The ways that role-playing can shape and change character for better or worse is hard to define. In many cases, you have to have been there, and experienced it, to know what it is all about. Personally, I have had my own problems, to which my closest friends will testify. There was once a character of mine called Damien Kane. He was a vampire, with an aura, romance and power about him. He was manipulative, arrogant, selfish and angry. To him the world was his to play with, and anyone who stood in his way was about to have a bad day. At the time he was everything I wanted to be, and I began to emulate the character I played. It was only after a few of my friends told me to pack it in that I even realised I was doing it! By which time half of them hated me. I count this as having been a lucky escape.
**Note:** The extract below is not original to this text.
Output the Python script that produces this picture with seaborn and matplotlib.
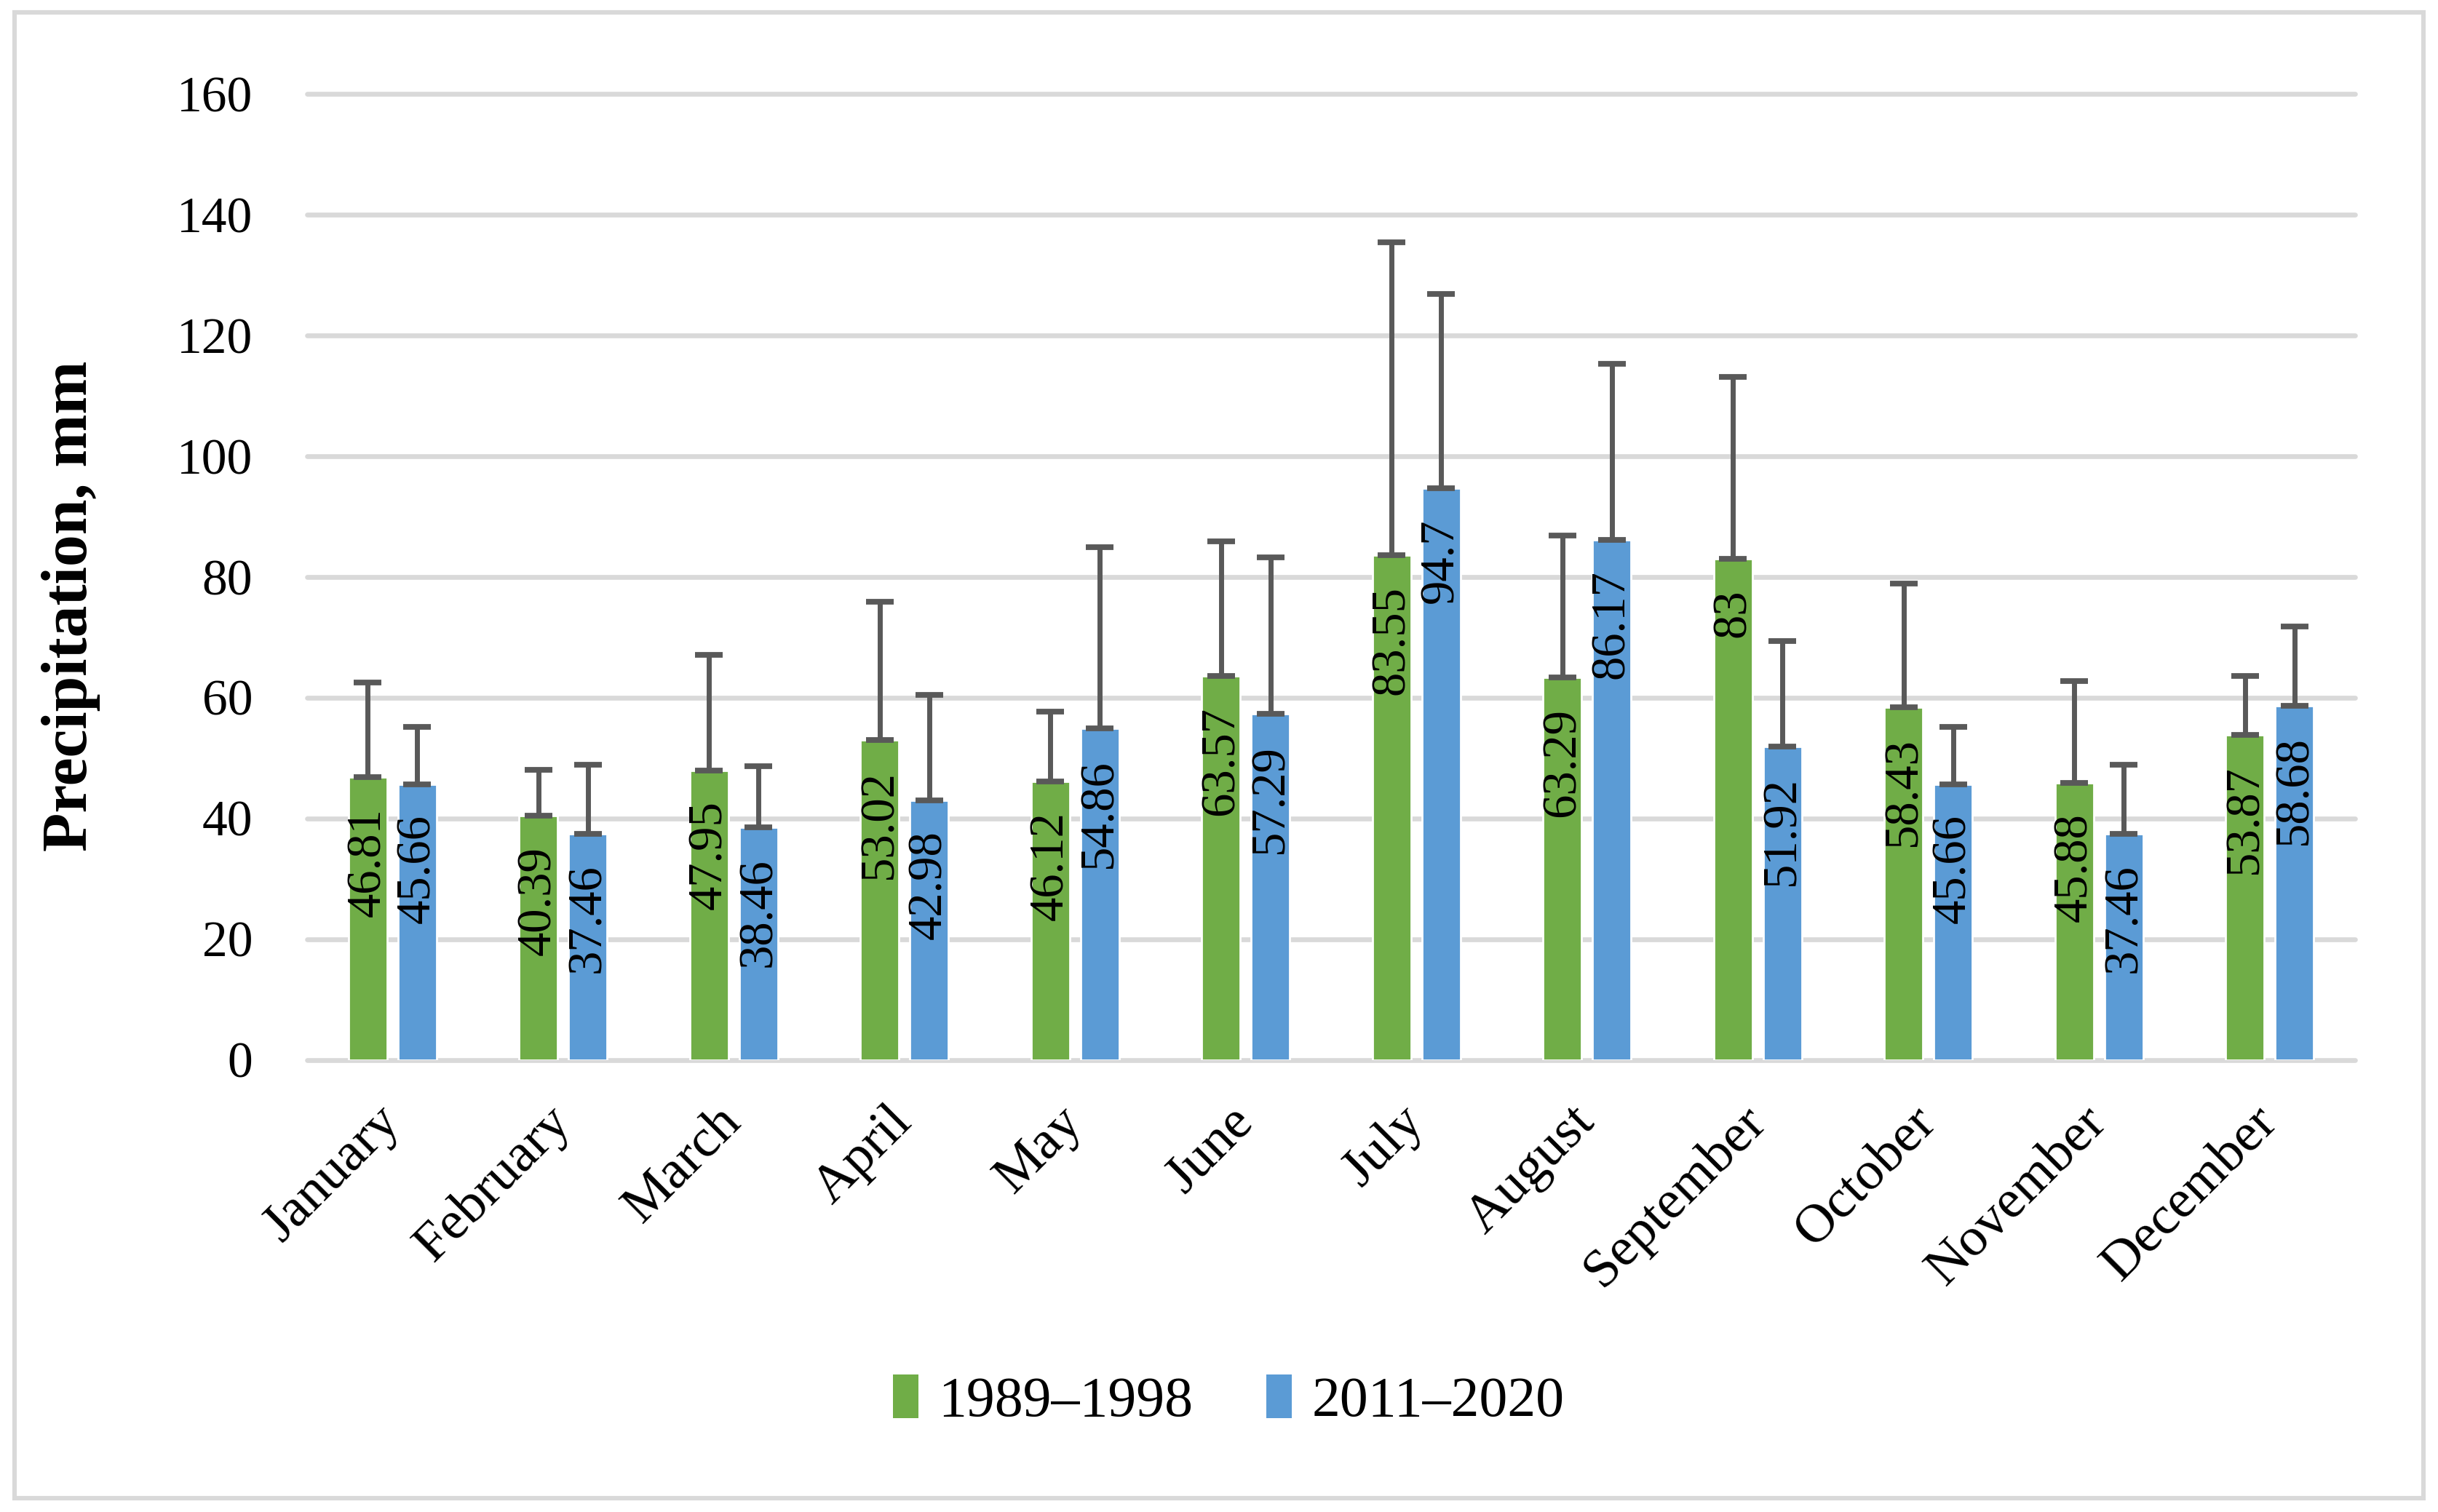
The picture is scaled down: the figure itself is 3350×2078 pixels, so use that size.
import numpy as np
import pandas as pd
import seaborn as sns
import matplotlib.pyplot as plt
from matplotlib.patches import Patch, Rectangle

# values
months = ["January", "February", "March", "April", "May", "June", "July",
          "August", "September", "October", "November", "December"]
periods = ["1989\u20131998", "2011\u20132020"]
precip_old = [46.81, 40.39, 47.95, 53.02, 46.12, 63.57, 83.55, 63.29, 83, 58.43, 45.88, 53.87]
precip_new = [45.66, 37.46, 38.46, 42.98, 54.86, 57.29, 94.7, 86.17, 51.92, 45.66, 37.46, 58.68]
err_old = [15.7, 7.6, 19.1, 22.9, 11.5, 22.3, 51.9, 23.5, 30.1, 20.5, 16.9, 9.7]
err_new = [9.5, 11.4, 10.2, 17.5, 30.1, 25.9, 32.1, 29.1, 17.5, 9.5, 11.4, 13.1]
colors = ["#70AD47", "#5B9BD5"]

df = pd.DataFrame({
    "month": months * 2,
    "period": [periods[0]] * 12 + [periods[1]] * 12,
    "value": precip_old + precip_new,
})

sns.set_style("white")
plt.rcParams["font.family"] = ["Liberation Serif", "DejaVu Serif"]
plt.rcParams.update({"text.color": "black", "axes.labelcolor": "black",
                     "xtick.color": "black", "ytick.color": "black"})

fig = plt.figure(figsize=(16.75, 10.39), dpi=200)
ax = fig.add_axes([0.126, 0.299, 0.840, 0.639])

sns.barplot(data=df, x="month", y="value", hue="period", palette=colors,
            width=0.58, gap=0.22, saturation=1, errorbar=None, legend=False, ax=ax)

# error bars (plus side only) and value labels
for cont, errs in zip(ax.containers, [err_old, err_new]):
    xs = [b.get_x() + b.get_width() / 2 for b in cont]
    hs = [b.get_height() for b in cont]
    ax.errorbar(xs, hs, yerr=[np.zeros(len(errs)), errs], fmt="none",
                ecolor="#595959", elinewidth=2.5, capsize=6.7, capthick=2.8, zorder=3)
    for x, h in zip(xs, hs):
        ax.annotate(f"{h:g}", xy=(x, h), xytext=(0, -15), textcoords="offset points",
                    rotation=90, ha="center", va="top", fontsize=24, color="black", zorder=4)

ax.set_xlim(-0.5, len(months) - 0.5)
ax.set_ylim(0, 160)
ax.set_yticks(range(0, 161, 20))
ax.yaxis.grid(True, color="#D9D9D9", linewidth=2.4)
for gl in ax.get_ygridlines():
    gl.set_clip_on(False)
ax.set_axisbelow(True)
sns.despine(ax=ax, left=True, top=True, right=True, bottom=True)

ax.set_xlabel("")
ax.set_ylabel("Precipitation, mm", fontsize=31.5, fontweight="bold")
ax.yaxis.set_label_coords(-0.101, 0.47)
ax.tick_params(axis="y", length=0, pad=27, labelsize=25)
ax.tick_params(axis="x", length=0, pad=27, labelsize=27)
plt.setp(ax.get_xticklabels(), rotation=45, ha="right", va="center", rotation_mode="anchor")

handles = [Patch(facecolor=c, edgecolor="none") for c in colors]
fig.legend(handles, periods, loc="center", bbox_to_anchor=(0.504, 0.073), ncol=2,
           frameon=False, fontsize=28, handlelength=0.45, handleheight=0.8,
           handletextpad=0.35, columnspacing=1.3)

fig.add_artist(Rectangle((0.006, 0.009), 0.988, 0.983, transform=fig.transFigure,
                         fill=False, edgecolor="#D9D9D9", linewidth=2.2))

fig.savefig("out.png", dpi=200, facecolor="white")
Finally, there is one other danger with role-playing that is not so hidden, or hard to define. It concerns the thought processes of the player. When you are engrossed in a good story you do not even stop to think about the atrocities you commit in the game. As vampires, we would kill the innocent on merely a whim, drinking their blood and devouring their bodies. Deciding how to go about it was half the fun. Any imaginable action can be role-played in the theatre of the mind and yet, because it is not real, it seems okay. The storyteller can put a lid on the exploration of certain actions, but only if he wants to. Otherwise, the players are free to do anything they like without fear of reprisals. After looking into it, a family forum of the Christian Life Ministries came up with the following definition of Dungeons and Dragons.
“…teaching on demonology, witchcraft, voodoo, murder, rape, blasphemy, suicide, assassination, insanity, sex perversion, homosexuality, prostitution, Satan worship, gambling, Jungian psychology, barbarism, cannibalism, sadism, desecration, demon summoning, necromantics and divination.”
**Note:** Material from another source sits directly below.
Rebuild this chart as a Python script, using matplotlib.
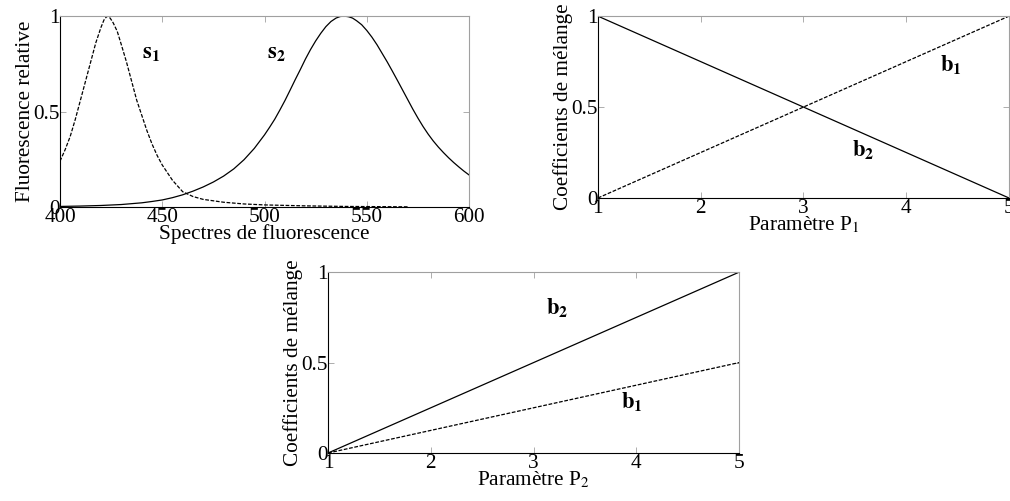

Now, whilst there can be no doubt that they slightly over-reacted, you do see my point. As Christians, are these the sort of activities that we should spend time acting out in fantasy?
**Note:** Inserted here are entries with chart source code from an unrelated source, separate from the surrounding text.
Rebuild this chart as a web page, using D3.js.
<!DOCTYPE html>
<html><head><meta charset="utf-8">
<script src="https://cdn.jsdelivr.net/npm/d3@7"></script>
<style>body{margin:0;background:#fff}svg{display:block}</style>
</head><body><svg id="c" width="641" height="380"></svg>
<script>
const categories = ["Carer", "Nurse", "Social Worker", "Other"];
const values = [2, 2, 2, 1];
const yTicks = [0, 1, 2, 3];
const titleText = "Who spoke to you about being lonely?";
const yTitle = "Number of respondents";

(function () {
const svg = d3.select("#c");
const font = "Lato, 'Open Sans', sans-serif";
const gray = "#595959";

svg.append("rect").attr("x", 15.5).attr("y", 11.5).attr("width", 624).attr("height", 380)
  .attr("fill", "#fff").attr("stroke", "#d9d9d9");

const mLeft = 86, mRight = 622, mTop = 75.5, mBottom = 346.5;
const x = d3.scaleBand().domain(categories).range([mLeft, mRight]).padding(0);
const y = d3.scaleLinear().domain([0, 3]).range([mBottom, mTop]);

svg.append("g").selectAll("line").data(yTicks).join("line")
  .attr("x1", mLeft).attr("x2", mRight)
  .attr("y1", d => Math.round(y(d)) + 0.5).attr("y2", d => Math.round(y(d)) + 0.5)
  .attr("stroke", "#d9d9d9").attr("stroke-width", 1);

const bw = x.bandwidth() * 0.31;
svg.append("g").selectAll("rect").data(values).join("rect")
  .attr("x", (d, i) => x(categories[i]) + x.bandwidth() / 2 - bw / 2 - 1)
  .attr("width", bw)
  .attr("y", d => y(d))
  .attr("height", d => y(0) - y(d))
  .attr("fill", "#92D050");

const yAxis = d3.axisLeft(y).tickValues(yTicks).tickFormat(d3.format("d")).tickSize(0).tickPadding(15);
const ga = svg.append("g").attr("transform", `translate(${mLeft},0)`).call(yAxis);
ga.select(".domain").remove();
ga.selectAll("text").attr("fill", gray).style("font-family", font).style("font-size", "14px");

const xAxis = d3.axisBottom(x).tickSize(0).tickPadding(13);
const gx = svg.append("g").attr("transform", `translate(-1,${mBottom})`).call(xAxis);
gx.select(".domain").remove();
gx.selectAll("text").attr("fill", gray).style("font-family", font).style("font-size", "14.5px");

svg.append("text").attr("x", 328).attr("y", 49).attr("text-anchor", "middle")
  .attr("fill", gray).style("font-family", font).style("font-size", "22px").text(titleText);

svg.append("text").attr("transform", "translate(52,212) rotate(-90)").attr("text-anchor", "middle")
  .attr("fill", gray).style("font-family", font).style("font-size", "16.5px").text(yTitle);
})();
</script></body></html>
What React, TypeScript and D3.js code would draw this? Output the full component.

Researching this article, and collating my thoughts and beliefs on the subject, has finally made me face up to them. When I started writing I was a storyteller for several role-playing games – but not any more. Now I am a Christian with a clearer conscience, and more time to spend in the real world with my God, my family and my friends. It is my belief that role-playing can be played without getting too deep, without it becoming addictive, and possibly even without the unsavoury thoughts. The only problem is that it would not be any fun. Why play with fire if it is not any fun?